A MANET is a group of large autonomous wireless nodes interconnecting each other on a peer-to-peer basis in a heterogeneous environment with no pre-define infrastructure. The field of communications networks continues to evolve, a need for wireless connectivity and mobile communication is rapidly emerging. To meet the need for fast and reliable information exchange, communication networks have become an integral part of our society. The success of any corporation largely depends upon its ability to communicate. Ad hoc wireless networks will enhance communication capability significantly by providing connectivity from anywhere at any time, referring to the relatively newly emerging technology pervasive (or ubiquitous) networks. The principle behind ad hoc networking is multi-hop (a scenario of multi-hop will be shown later) relaying, which traces its roots back to 500 B.C. Darius I (533-486 B.C.), the king of Persia, invented an innovative communication system that was used to send messages and news from his capital to the remote provinces of his empire by means of a line of shouting men positioned on tall structures or heights. This system was more than 23 times faster than normal messengers available at that time. The use of ad hoc voice communication was introduced in many ancient/ tribal societies with a string of repeaters of drums, trumpets or horns.

In 1970, DARPA (Defence Advanced Research Project Agency) (Dugan, 2010) had a project known as Packet Radio, where several wireless terminals could communicate with one another on a battlefield. Packet radio extended the concept of packet switching (evolved from point-to-point communication networks) to the domain of broadcast radio networks.

During the 1970s, a group of researchers led by Norman Abramson (and others including N. Gaarder and N. Weldon) invented ALOHAnet (Abramson, 1985), which linked the universities of the Hawaiian Islands together by broadcast property to send/receive data packets in a single radio hop system.

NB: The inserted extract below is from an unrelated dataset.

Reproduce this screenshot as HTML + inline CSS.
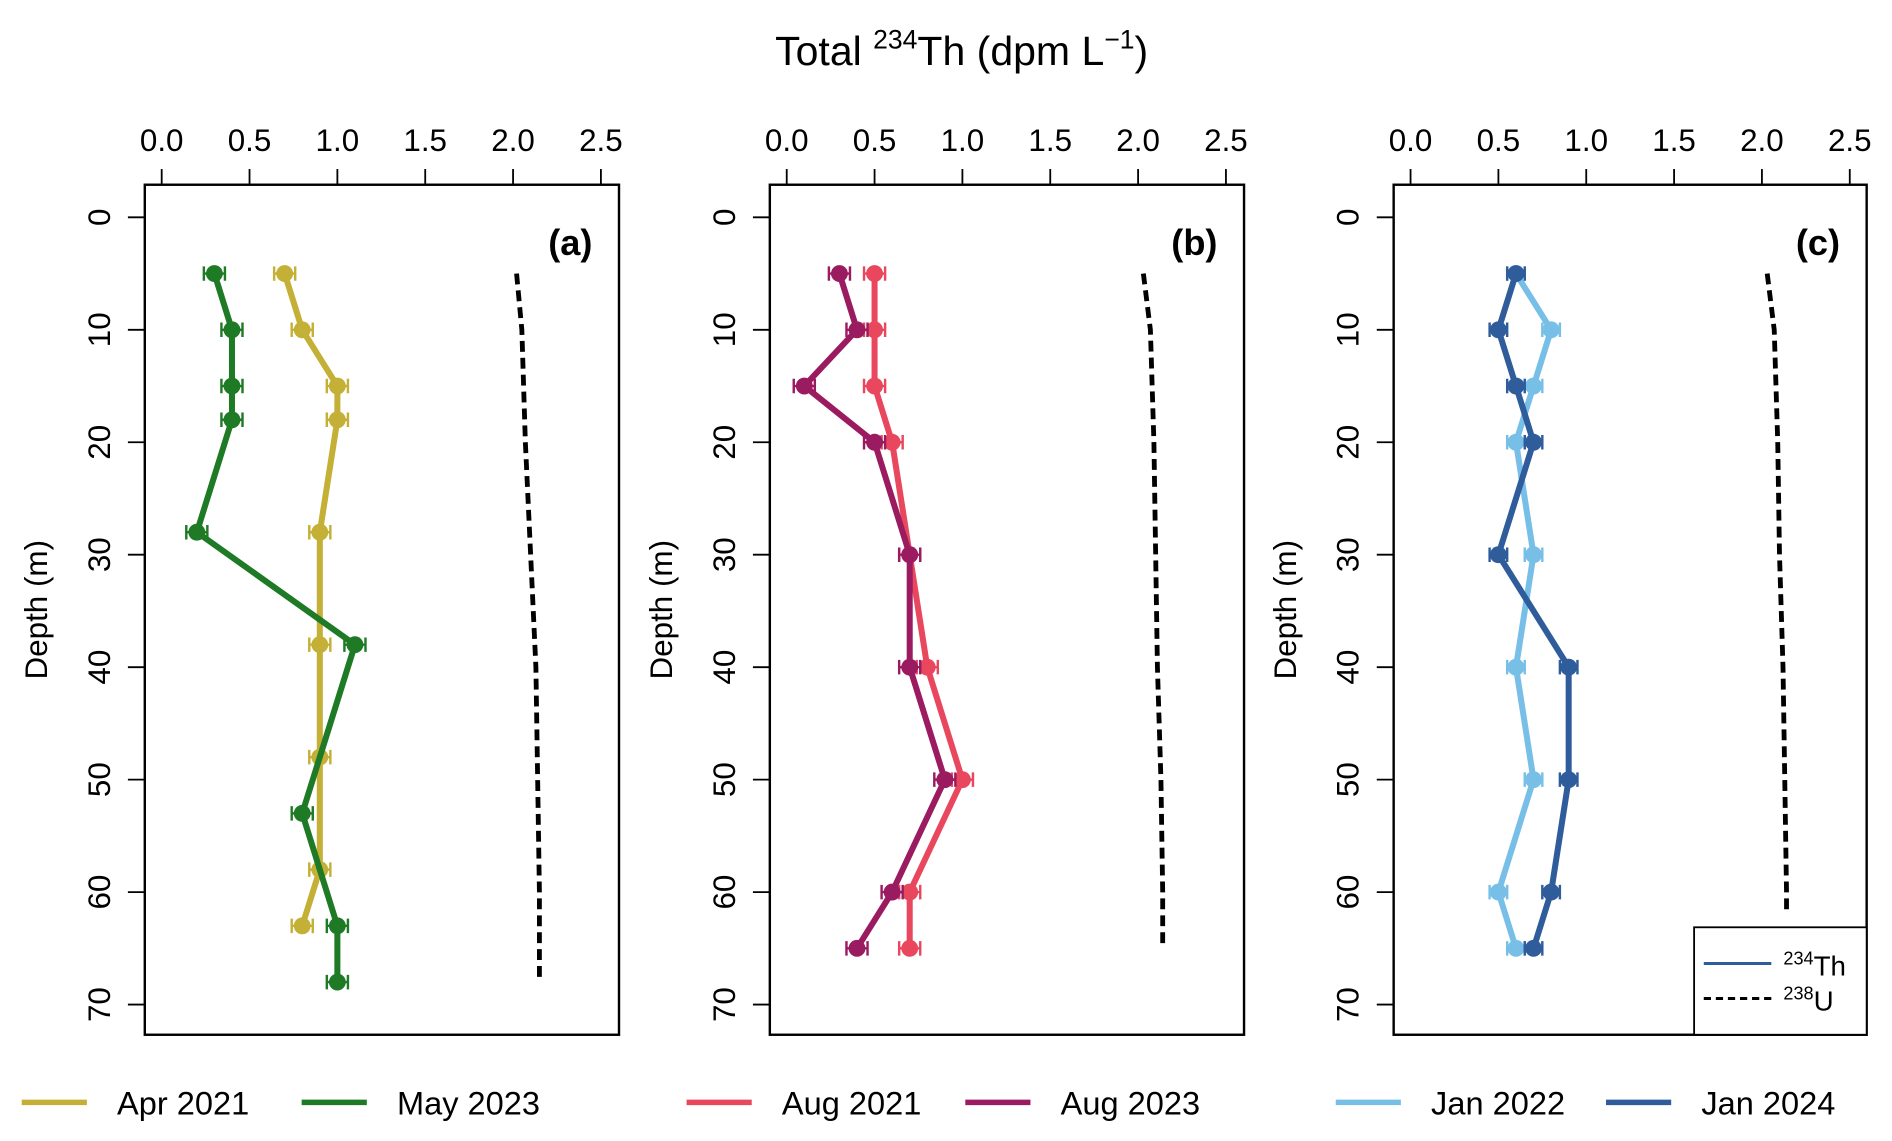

Even though ALOHAnet was established for fixed single-hop wireless networks, the ALOHA project led to the development of a multi-hop multiple-access packet radio network (PRNET) under the sponsorship of the Advanced Research Project Agency (ARPA) (Dugan, 2010). Unlike ALOHA, PRNET permits multi-hop communications over a wide geographical area, helping to establish the notion of ad hoc wireless networking in the same year (Mohapatra & Krishnamurth, 2004).